As a woman who actually went through the inequalities and sexism whilst working in the sixties, seventies, etc. - still happening, IMO - I do not consider overtly "woke" entertainment as entertainment. Example - the first few minutes of Amazon's LOTR spin-off consisted of informing me that women were brave and men were not. Nope. Bye-bye. A great thing about GOT was the women were just as mean and murderous as the men.

For no reason I can specify, I was watching a Turkish soap opera - well, two of them - called "Magnificent Century" - there are about eleven hundred four hour long episodes, and it took me a while to tell the actors apart, because the men all had beards and turbans, and the women all shared the same makeup and hair and clothing department, but once I got that sorted out - the women were a LOT scarier than the men.
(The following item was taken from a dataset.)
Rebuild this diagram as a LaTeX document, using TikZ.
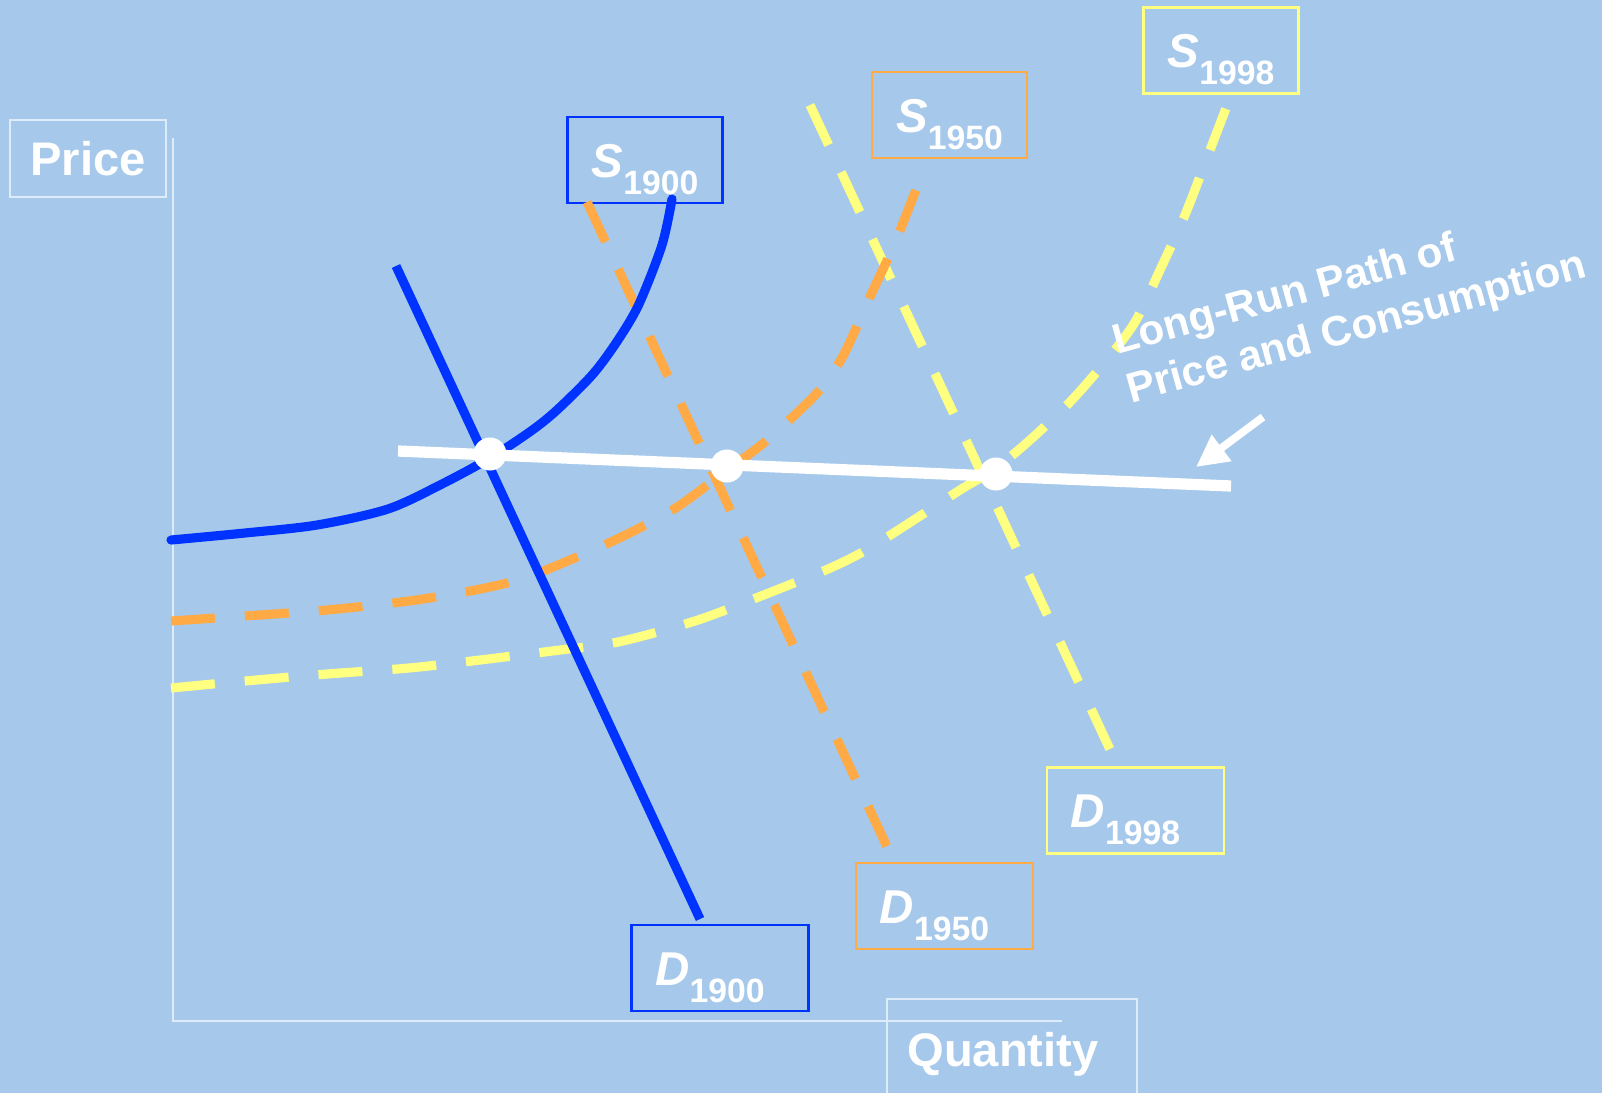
\documentclass[tikz,border=0pt]{standalone}
\usepackage{fontspec}
\setmainfont{Liberation Sans}
\usepackage{xcolor}
\usepackage{tikz}
\usetikzlibrary{arrows.meta, positioning, calc, shapes.geometric}
\definecolor{skyblue}{RGB}{166,201,235}
\definecolor{deepblue}{RGB}{0,51,255}
\definecolor{amber}{RGB}{255,170,68}
\definecolor{lemon}{RGB}{255,255,128}
\definecolor{paleline}{RGB}{222,236,249}
\tikzset{
  tag/.style={draw=#1, line width=0.7pt, minimum height=0.86cm, inner sep=0pt,
    text height=0.46cm, text depth=0.12cm, text=white, font=\bfseries\fontsize{13.5}{14}\selectfont},
  stag/.style={tag=#1, minimum width=1.55cm},
  dtag/.style={tag=#1, minimum width=1.77cm, execute at end node={\kern0.2cm}},
  frame/.style={draw=paleline, line width=0.6pt},
  axislabel/.style={text=white, font=\bfseries\fontsize{13.4}{14}\selectfont, inner sep=0pt},
  curve/.style={line width=2.6pt},
  dashcurve/.style={curve, dash pattern=on 0.44cm off 0.3cm},
  longrun/.style={draw=white, line width=3.2pt},
  eqdot/.style={circle, fill=white, minimum size=0.33cm, inner sep=0pt},
  pathnote/.style={text=white, font=\bfseries\fontsize{12}{14.4}\selectfont, align=left, inner sep=0pt},
  pointer/.style={draw=white, line width=2.2pt, -{Triangle[length=0.32cm, width=0.31cm]}}
}
\newcommand{\curvetag}[2]{{\itshape #1}\raisebox{-0.17cm}{\fontsize{9.6}{10}\selectfont #2}}

\begin{document}
\begin{tikzpicture}[x=0.01cm, y=-0.01cm]
        % Background
        \fill[skyblue] (0,0) rectangle (1602,1093);
        \useasboundingbox (0,0) rectangle (1602,1093);

        % Axes
        \coordinate (origin) at (173,1021);
        \draw[frame] (173,138) -- (origin) -- (1062,1021);
        \node[frame, axislabel, minimum width=1.56cm, minimum height=0.77cm] (price) at (88,158.5) {Price};
        \draw[frame] (887,1093) |- (1137,999) -- (1137,1093);
        \node[axislabel] (quantity) at (1003,1054) {Quantity};

        % Curve labels
        \node[stag=deepblue] (s1900) at (645,160) {\curvetag{S}{1900}};
        \node[stag=amber]    (s1950) at (949.5,115) {\curvetag{S}{1950}};
        \node[stag=lemon]    (s1998) at (1221,50.5) {\curvetag{S}{1998}};
        \node[dtag=deepblue] (d1900) at (720,968) {\curvetag{D}{1900}};
        \node[dtag=amber]    (d1950) at (944.5,906) {\curvetag{D}{1950}};
        \node[dtag=lemon]    (d1998) at (1135.5,810.5) {\curvetag{D}{1998}};

        % 1998
        \draw[dashcurve, lemon] (810,105) -- (1114,758);
        \draw[dashcurve, lemon] plot[smooth, tension=0.5] coordinates {(171,688) (245,681) (327,674) (409,668) (480,660) (552,651) (618,642) (695,621) (756,598) (828,569) (868,549) (920,516) (960,490) (996,468) (1030,440) (1070,402) (1105,362) (1135,322) (1160,270) (1185,215) (1210,150) (1228,103)};

        % 1950
        \draw[dashcurve, amber] (587,202) -- (889,851);
        \draw[dashcurve, amber] plot[smooth, tension=0.5] coordinates {(171,621) (245,616) (327,610) (409,601) (470,591) (511,582) (541,572) (613,541) (674,509) (727,470) (766,441) (817,393) (843,356) (868,301) (894,245) (917,187)};

        % 1900
        \draw[curve, deepblue] (396,266) -- (700,919);
        \draw[curve, deepblue, line cap=round] plot[smooth, tension=0.5] coordinates {(171,540) (245,533) (317,525) (388,509) (442,484) (490,458) (531,431) (557,410) (593,374) (618,340) (639,304) (662,245) (672,199)};

        % Long-run path
        \coordinate (lr0) at (398,451);
        \coordinate (lr1) at (1231,486);
        \draw[longrun] (lr0) -- (lr1);
        \node[eqdot] (e1900) at (490,454) {};
        \node[eqdot] (e1950) at (727,466) {};
        \node[eqdot] (e1998) at (996,474) {};

        \node[pathnote, rotate=15.5] (lrnote) at (1350,305) {Long-Run Path of\\Price and Consumption};
        \coordinate (arrtail) at (1263,417);
        \coordinate (arrtip) at (1196,467);
        \draw[pointer] (arrtail) -- (arrtip);
    \end{tikzpicture}
\end{document}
Heh, until I started to recognize individuals, I didn't even bother to watch episodes in order. Now I recognize Turkish actors. Just like all sumo wrestlers looked the same until I watched Terao wrestle. Yes, I can be quite shallow on an international level. Anyway, overt wokeness, to me, is just as actually pointless as a lapel pin or a hashtag. Sorry, I just wish to be entertained. My bad. For other stuff, there are, ya know, documentaries and so forth. Won't even go into how pretty much all western entertainment addresses Russia as "Russia BAD"; I don't think "Russia paradise", but really, how boringly obvious.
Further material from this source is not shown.